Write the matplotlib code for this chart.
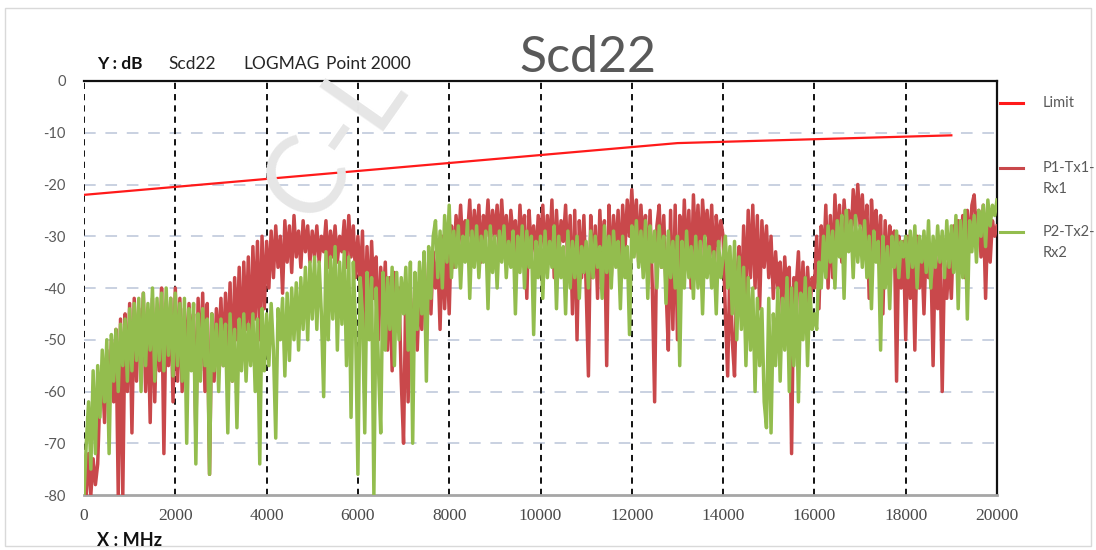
import matplotlib
matplotlib.use("Agg")
import matplotlib.pyplot as plt
from matplotlib.lines import Line2D
from matplotlib.patches import Rectangle
import numpy as np

# ---------------- data ----------------
freq_step_mhz = 50  # sample spacing of the traces below (one row = 1000 MHz)

p1_tx1_rx1 = [
    -75, -80, -72, -80, -73, -78, -74, -60, -56, -66, -52, -64, -50, -62, -48, -80, -46, -80, -45, -60,
    -43, -68, -42, -58, -44, -55, -41, -60, -45, -66, -42, -62, -44, -56, -40, -72, -43, -55, -42, -62,
    -40, -58, -42, -60, -44, -55, -43, -52, -45, -68, -42, -56, -41, -60, -43, -76, -45, -58, -44, -52,
    -42, -55, -41, -52, -39, -58, -38, -50, -36, -54, -35, -48, -34, -52, -32, -46, -31, -50, -30, -44,
    -31, -40, -29, -38, -28, -36, -30, -41, -27, -35, -28, -37, -26, -34, -29, -36, -27, -33, -28, -35,
    -29, -34, -28, -35, -30, -33, -27, -36, -29, -34, -28, -35, -30, -33, -27, -36, -26, -34, -28, -38,
    -30, -40, -29, -48, -32, -45, -31, -42, -34, -50, -36, -44, -35, -52, -38, -56, -37, -48, -40, -58,
    -70, -40, -62, -42, -55, -38, -52, -40, -48, -36, -50, -35, -45, -33, -40, -34, -48, -30, -44, -32,
    -45, -28, -36, -26, -32, -24, -33, -27, -30, -23, -34, -25, -31, -24, -35, -26, -30, -23, -32, -25,
    -30, -24, -33, -23, -31, -26, -34, -25, -30, -27, -36, -24, -32, -26, -42, -25, -33, -28, -35, -26,
    -32, -24, -35, -26, -33, -23, -38, -25, -34, -27, -31, -24, -36, -26, -45, -25, -50, -27, -38, -26,
    -40, -57, -26, -38, -28, -42, -25, -36, -27, -55, -24, -38, -26, -34, -25, -37, -24, -33, -23, -30,
    -21, -30, -23, -35, -24, -32, -26, -38, -25, -40, -62, -28, -24, -36, -26, -40, -52, -25, -48, -24,
    -50, -26, -38, -23, -35, -25, -40, -22, -33, -24, -36, -23, -30, -25, -34, -24, -38, -26, -32, -27,
    -30, -45, -57, -35, -50, -57, -38, -32, -44, -28, -42, -25, -38, -24, -40, -26, -44, -27, -36, -28,
    -38, -30, -42, -33, -40, -35, -45, -34, -42, -36, -72, -38, -40, -33, -46, -35, -48, -36, -44, -38,
    -40, -30, -44, -28, -36, -24, -40, -26, -38, -22, -33, -24, -35, -23, -30, -25, -32, -21, -28, -20,
    -28, -22, -32, -24, -42, -23, -30, -25, -35, -26, -45, -27, -38, -28, -33, -29, -58, -30, -40, -31,
    -50, -30, -42, -32, -52, -30, -40, -33, -45, -31, -38, -34, -55, -32, -44, -33, -60, -35, -42, -34,
    -42, -28, -36, -27, -34, -26, -38, -25, -33, -24, -22, -30, -25, -34, -24, -42, -26, -35, -27, -30,
    -28,
]

p2_tx2_rx2 = [
    -80, -70, -62, -75, -56, -72, -55, -65, -52, -62, -50, -72, -49, -58, -48, -60, -47, -55, -46, -58,
    -44, -56, -43, -54, -42, -60, -41, -55, -43, -52, -40, -58, -42, -54, -41, -56, -40, -53, -42, -57,
    -41, -55, -43, -58, -42, -70, -44, -56, -43, -74, -45, -58, -44, -55, -46, -76, -45, -56, -47, -60,
    -46, -55, -47, -68, -45, -58, -48, -67, -46, -56, -45, -58, -47, -55, -45, -60, -46, -74, -44, -56,
    -45, -55, -43, -52, -69, -44, -50, -42, -57, -41, -54, -40, -50, -39, -52, -38, -48, -36, -50, -35,
    -46, -34, -48, -35, -45, -61, -33, -50, -34, -46, -32, -52, -35, -47, -33, -55, -34, -65, -35, -48,
    -76, -38, -45, -68, -37, -50, -38, -80, -40, -55, -68, -37, -52, -38, -48, -36, -55, -37, -50, -38,
    -45, -36, -52, -35, -70, -37, -48, -35, -45, -33, -58, -32, -42, -30, -27, -38, -29, -40, -26, -35,
    -24, -38, -29, -36, -28, -40, -30, -35, -27, -42, -29, -36, -28, -38, -30, -35, -29, -44, -28, -37,
    -30, -40, -29, -35, -28, -38, -31, -36, -29, -45, -30, -37, -28, -40, -29, -36, -30, -49, -31, -38,
    -30, -42, -29, -38, -31, -36, -28, -44, -30, -38, -32, -45, -29, -40, -31, -38, -30, -42, -32, -37,
    -31, -40, -29, -38, -30, -36, -32, -42, -28, -37, -30, -40, -29, -36, -31, -44, -30, -38, -32, -49,
    -28, -34, -27, -36, -29, -38, -27, -42, -28, -35, -29, -40, -28, -36, -30, -43, -29, -38, -31, -40,
    -30, -55, -31, -40, -29, -38, -32, -42, -30, -40, -31, -45, -30, -38, -32, -40, -33, -45, -31, -38,
    -34, -30, -40, -32, -45, -31, -50, -34, -48, -36, -55, -38, -52, -40, -60, -42, -55, -44, -62, -67,
    -42, -68, -45, -55, -40, -58, -42, -52, -38, -60, -40, -55, -39, -62, -41, -50, -38, -55, -40, -48,
    -45, -48, -35, -40, -30, -38, -28, -35, -29, -40, -27, -34, -26, -42, -25, -33, -27, -38, -26, -35,
    -28, -36, -27, -38, -30, -44, -29, -35, -31, -52, -30, -40, -32, -44, -30, -36, -29, -38, -31, -34,
    -30, -38, -29, -36, -28, -40, -30, -35, -29, -37, -27, -40, -30, -36, -28, -35, -29, -38, -27, -36,
    -28, -37, -26, -44, -27, -38, -25, -46, -27, -33, -26, -35, -25, -30, -24, -32, -23, -28, -24, -26,
    -23,
]

limit_freq = [0, 13000, 19000]
limit_db = [-22, -12, -10.5]

x_ticks = [0, 2000, 4000, 6000, 8000, 10000, 12000, 14000, 16000, 18000, 20000]
y_ticks = [0, -10, -20, -30, -40, -50, -60, -70, -80]
series_names = ["Limit", "P1-Tx1-\nRx1", "P2-Tx2-\nRx2"]

# ---------------- styling ----------------
W, H = 1096, 550
c_limit = "#ff1a1a"
c_p1 = "#c9484b"
c_p2 = "#93bd4e"
c_text = "#595959"

fig = plt.figure(figsize=(W / 100, H / 100), dpi=100)


def fx(px):
    return px / W


def fy(py):
    return 1 - py / H


ax = fig.add_axes([fx(84), fy(495), fx(997) - fx(84), fy(81) - fy(495)])

freq = np.arange(len(p1_tx1_rx1)) * freq_step_mhz

# gridlines
for yv in y_ticks[1:-1]:
    ax.axhline(yv, color="#c9d1e1", lw=1.4, ls=(0, (6, 5)), zorder=1)
for xv in x_ticks[:-1]:
    ax.axvline(xv, color="#111111", lw=1.4, ls=(0, (3.2, 2.6)), zorder=1)

ax.plot(freq, p1_tx1_rx1, color=c_p1, lw=2.5, zorder=3)
ax.plot(freq, p2_tx2_rx2, color=c_p2, lw=2.5, zorder=4)
ax.plot(limit_freq, limit_db, color=c_limit, lw=1.6, zorder=5)

ax.set_xlim(0, 20000)
ax.set_ylim(-80, 0)
ax.set_xticks(x_ticks)
ax.set_yticks(y_ticks)
ax.set_xticklabels([str(v) for v in x_ticks], fontfamily="Liberation Serif",
                   fontsize=12.5, color="#4a4a4a")
ax.set_yticklabels([str(v) for v in y_ticks], fontfamily="Lato",
                   fontsize=10.5, color=c_text)
ax.tick_params(axis="both", length=0)
ax.tick_params(axis="y", pad=13)
ax.tick_params(axis="x", pad=9)

for side in ("top", "right"):
    ax.spines[side].set_color("#111111")
    ax.spines[side].set_linewidth(1.6)
ax.spines["left"].set_visible(False)
ax.spines["bottom"].set_color("#a6a6a6")
ax.spines["bottom"].set_linewidth(2.0)

# outer chart border
fig.add_artist(Rectangle((fx(5), fy(546)), fx(1091) - fx(5), fy(8) - fy(546),
                         transform=fig.transFigure, fill=False,
                         edgecolor="#d9d9d9", lw=1.0))

# title & header texts
hdr = 12.5
fig.text(fx(588), fy(58), "Scd22", fontfamily="Lato", fontsize=36,
         color=c_text, ha="center", va="center")
fig.text(fx(97), fy(64), "Y : dB", fontfamily="Lato", fontsize=hdr,
         fontweight="bold", color="#111111", ha="left", va="center")
fig.text(fx(168), fy(64), "Scd22", fontfamily="Lato", fontsize=hdr,
         color="#262626", ha="left", va="center")
fig.text(fx(243), fy(64), "LOGMAG", fontfamily="Lato", fontsize=hdr,
         color="#262626", ha="left", va="center")
fig.text(fx(326), fy(64), "Point 2000", fontfamily="Lato", fontsize=hdr,
         color="#262626", ha="left", va="center")
fig.text(fx(97), fy(541), "X : MHz", fontfamily="Lato", fontsize=13,
         fontweight="bold", color="#111111", ha="left", va="center")

# legend (manual, right side)
legend_y = [103, 168, 232]
legend_colors = [c_limit, c_p1, c_p2]
for name, yy, col in zip(series_names, legend_y, legend_colors):
    fig.add_artist(Line2D([fx(1000), fx(1023)], [fy(yy), fy(yy)],
                          color=col, lw=2.2, transform=fig.transFigure))
    for k, ln in enumerate(name.split("\n")):
        fig.text(fx(1043), fy(yy + 21 * k), ln, fontfamily="Lato",
                 fontsize=10.5, color=c_text, ha="left", va="center")

# faint watermark
fig.text(fx(335), fy(140), "C-L", fontfamily="Lato", fontsize=78,
         color="#e6e6e6", rotation=55, ha="center", va="center", zorder=6)

fig.savefig("out.png", dpi=100)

· · · · ·

- _WRITTEN REQUEST_:
Only lines belong in the copy: transcribe those from the start of the data through the line that contains "freq_step_mhz = 50", and skip the pictures.

- _THE REPLY_:
Write the matplotlib code for this chart.
import matplotlib
matplotlib.use("Agg")
import matplotlib.pyplot as plt
from matplotlib.lines import Line2D
from matplotlib.patches import Rectangle
import numpy as np

# ---------------- data ----------------
freq_step_mhz = 50  # sample spacing of the traces below (one row = 1000 MHz)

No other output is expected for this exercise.